So I had an interview last week and I think it went well. No coding questions, but lots of questions about the technology (I read about it ahead of time) and the interviewer decided to offer me 2 weeks of paid work and then they would make a decision. This is for an early employee at a startup.
I'm thinking of taking it but I'm wondering if there are any tricks I should be aware of?
In the real market, a commitment to pay only two weeks comes attached to a drastic jump in your rate. If you expect a $100k offer, your 2-week rate isn't $50/hr; it's probably something much closer to $100/hr. There are a lot of reasons for this:
* Your cost basis as a contractor is higher than your cost basis as an employee; for instance, you're paying ~2x payroll tax, and paying to maintain your own health insurance.
* Your full-time salary includes a sizable discount that buys continuous payment, even when you aren't being utilized. A contractor doesn't make a dime when they're not doing billable work.
* Your rate includes the opportunity cost of not doing whatever else it was you could have been doing (if there's nothing you can be doing except accepting this offer, I guess you can't really negotiate it --- but then, fix THAT problem, stat.)
There's more not to like about these temp-to-perm arrangements. For starters, in a lot of jobs, the first N weeks of your employment are going to be your least productive. A lot of that time is going to be spent ramping up. One wonders whether offers like this are a manipulative way of getting people to work their asses off to minimize ramp-up cost; that practice would obviously be abusive.

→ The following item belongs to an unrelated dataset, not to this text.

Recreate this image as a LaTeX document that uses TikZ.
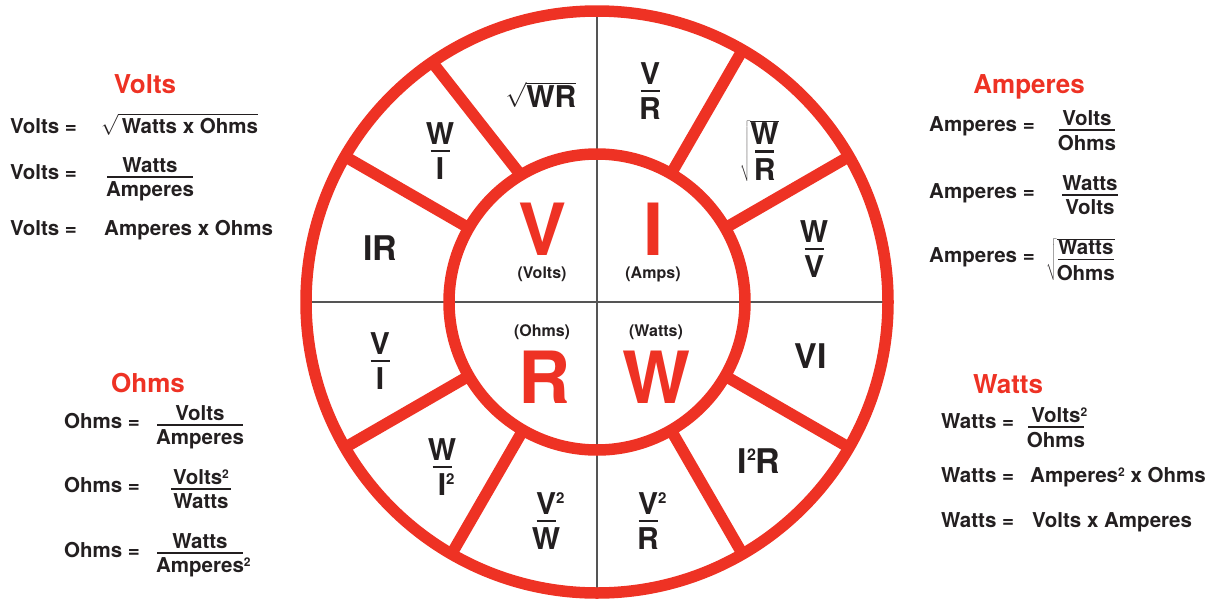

Downthread, 'gruseom says he wishes offers like this were more common, because the risk of a bad fit with a new role cuts both ways. But it doesn't! Employment virtually everywhere in the US is at will. If you're in a bad fit, just leave; or, better yet, negotiate with the company owners, confident that you have a strong BATNA (what do you have to lose?).

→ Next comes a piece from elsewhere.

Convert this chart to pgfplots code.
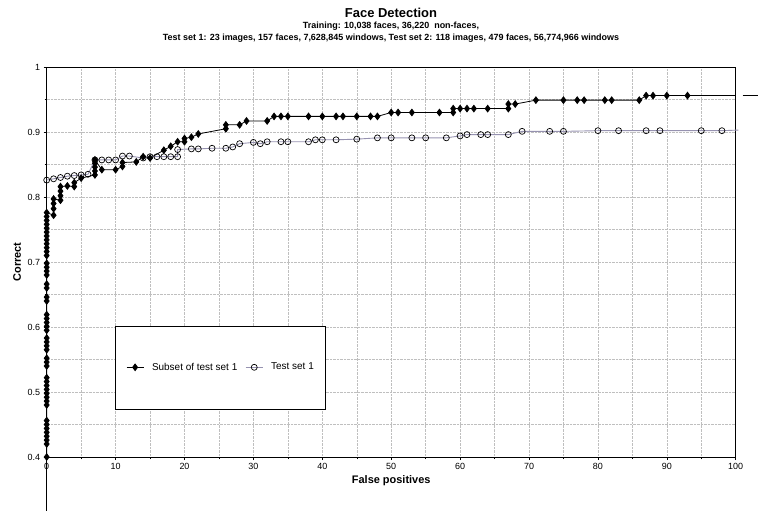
\documentclass[border=0pt]{standalone}
\usepackage{pgfplots}
\pgfplotsset{compat=1.18}
\usepackage{fontspec}
\setmainfont{Liberation Sans}
\definecolor{grayline}{RGB}{150,146,176}
\begin{document}
\begin{tikzpicture}
\useasboundingbox (-46.7bp,-54bp) rectangle (711.3bp,457bp);
\begin{axis}[
  scale only axis, width=689bp, height=390bp,
  xmin=0, xmax=100, ymin=0.4, ymax=1,
  xtick={0,10,...,100}, minor xtick={5,15,...,95},
  ytick={0.4,0.5,...,1.01}, minor ytick={0.45,0.55,...,0.96},
  grid=both,
  major grid style={densely dotted, gray!50, line width=0.5pt},
  minor grid style={densely dotted, gray!50, line width=0.5pt},
  axis line style={black, line width=0.8pt},
  tick style={black, line width=0.5pt},
  major tick length=3bp, minor tick length=2bp,
  tick align=outside,
  xtick pos=bottom, ytick pos=left,
  /pgf/number format/assume math mode=true,
  yticklabel style={/pgf/number format/.cd, fixed, precision=2},
  ticklabel style={font=\fontsize{9}{10}\selectfont},
  xlabel={\textbf{False positives}},
  ylabel={\textbf{Correct}},
  xlabel style={font=\fontsize{11}{13}\selectfont, yshift=1bp},
  ylabel style={font=\fontsize{11}{13}\selectfont, yshift=0bp},
  clip=false,
  legend style={at={(axis cs:25.3,0.538)}, anchor=center, draw=none, fill=none,
    font=\fontsize{10}{12}\selectfont, column sep=6bp},
  legend columns=2,
]
\draw[black, line width=0.7pt, fill=white] (axis cs:10,0.474) rectangle (axis cs:40.5,0.6015);
\draw[black, line width=0.8pt] (axis cs:0,0.4) -- (axis cs:0,0.317);
\addplot[black, line width=0.8pt, mark=diamond*, mark size=3.3bp, mark options={black}] coordinates {
(0,0.400)(0,0.420)(0,0.426)(0,0.432)(0,0.438)(0,0.444)(0,0.450)(0,0.456)(0,0.480)(0,0.486)
(0,0.492)(0,0.498)(0,0.504)(0,0.510)(0,0.516)(0,0.522)(0,0.540)(0,0.546)(0,0.552)(0,0.565)
(0,0.571)(0,0.577)(0,0.583)(0,0.595)(0,0.601)(0,0.607)(0,0.613)(0,0.619)(0,0.640)(0,0.646)
(0,0.660)(0,0.666)(0,0.680)(0,0.686)(0,0.692)(0,0.698)(0,0.710)(0,0.716)(0,0.722)(0,0.728)
(0,0.734)(0,0.740)(0,0.746)(0,0.752)(0,0.758)(0,0.764)(0,0.770)(0,0.776)
(1,0.772)(1,0.782)(1,0.790)(1,0.797)
(2,0.795)(2,0.802)(2,0.809)(2,0.816)(3,0.817)(4,0.816)(4,0.822)(5,0.829)
(7,0.834)(7,0.840)(7,0.846)(7,0.852)(7,0.857)(8,0.842)(10,0.842)(11,0.847)(11,0.853)
(13,0.854)(14,0.862)(15,0.860)(17,0.872)(18,0.878)(19,0.885)(20,0.885)(20,0.890)(21,0.892)
(22,0.897)(26,0.905)(26,0.911)(28,0.911)(29,0.917)(32,0.917)(33,0.924)(34,0.924)(35,0.924)
(38,0.924)(40,0.924)(42,0.924)(43,0.924)(45,0.924)(47,0.924)(48,0.924)(50,0.930)(51,0.930)
(53,0.930)(57,0.930)(59,0.930)(59,0.936)(60,0.936)(61,0.936)(62,0.936)(64,0.936)(67,0.936)
(67,0.943)(68,0.943)(71,0.949)(75,0.949)(77,0.949)(78,0.949)(81,0.949)(82,0.949)(86,0.949)
(87,0.956)(88,0.956)(90,0.956)(93,0.956)
};
\addlegendentry{Subset of test set 1}
\addplot[grayline, line width=0.9pt, mark=o, mark size=3bp, mark options={black, fill=white, line width=0.7pt}] coordinates {
(0,0.826)(1,0.828)(2,0.830)(3,0.832)(4,0.833)(5,0.834)(6,0.835)(7,0.857)(8,0.857)(9,0.857)(10,0.857)
(11,0.863)(12,0.863)(14,0.860)(15,0.862)(16,0.862)(17,0.862)(18,0.862)(19,0.862)(19,0.873)
(21,0.874)(22,0.874)(24,0.875)(26,0.875)(27,0.877)(28,0.882)(30,0.884)(31,0.882)(32,0.885)
(34,0.885)(35,0.885)(38,0.885)(39,0.888)(40,0.888)(42,0.888)(45,0.889)(48,0.891)(50,0.891)
(53,0.891)(55,0.891)(58,0.891)(60,0.894)(61,0.896)(63,0.896)(64,0.896)(67,0.896)(69,0.901)
(73,0.901)(75,0.901)(80,0.902)(83,0.902)(87,0.902)(89,0.902)(95,0.902)(98,0.902)
};
\addlegendentry{Test set 1}
\addplot[black, line width=0.8pt, forget plot] coordinates {(93,0.956)(100,0.956)};
\addplot[black, line width=0.8pt, forget plot] coordinates {(101.0,0.956)(103.2,0.956)};
\addplot[grayline, line width=0.9pt, forget plot] coordinates {(98,0.902)(100.4,0.903)};
\end{axis}
\node[font=\bfseries\fontsize{13}{15}\selectfont] at (344.3bp,444.5bp) {Face Detection};
\node[font=\bfseries\fontsize{9}{10}\selectfont] at (344.3bp,431bp) {Training: 10,038 faces, 36,220~ non-faces,};
\node[font=\bfseries\fontsize{9}{10}\selectfont] at (344.3bp,419bp) {Test set 1: 23 images, 157 faces, 7,628,845 windows, Test set 2: 118 images, 479 faces, 56,774,966 windows};
\end{tikzpicture}
\end{document}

If you come across a gig that wants to do this temp-to-perm dance, and you're amenable to it, my advice is to ask instead to just do a series of contracting gigs at a reasonable rate instead of taking full-time employment. Let the prospective employer get used to the idea of working with you, and do that at a contractor rate, so that when the time comes to cut over to full-time, your salary requirements automatically look sane in comparison.
More people should learn how to freelance. If a job's going to force you to do it, seize the opportunity to do it right.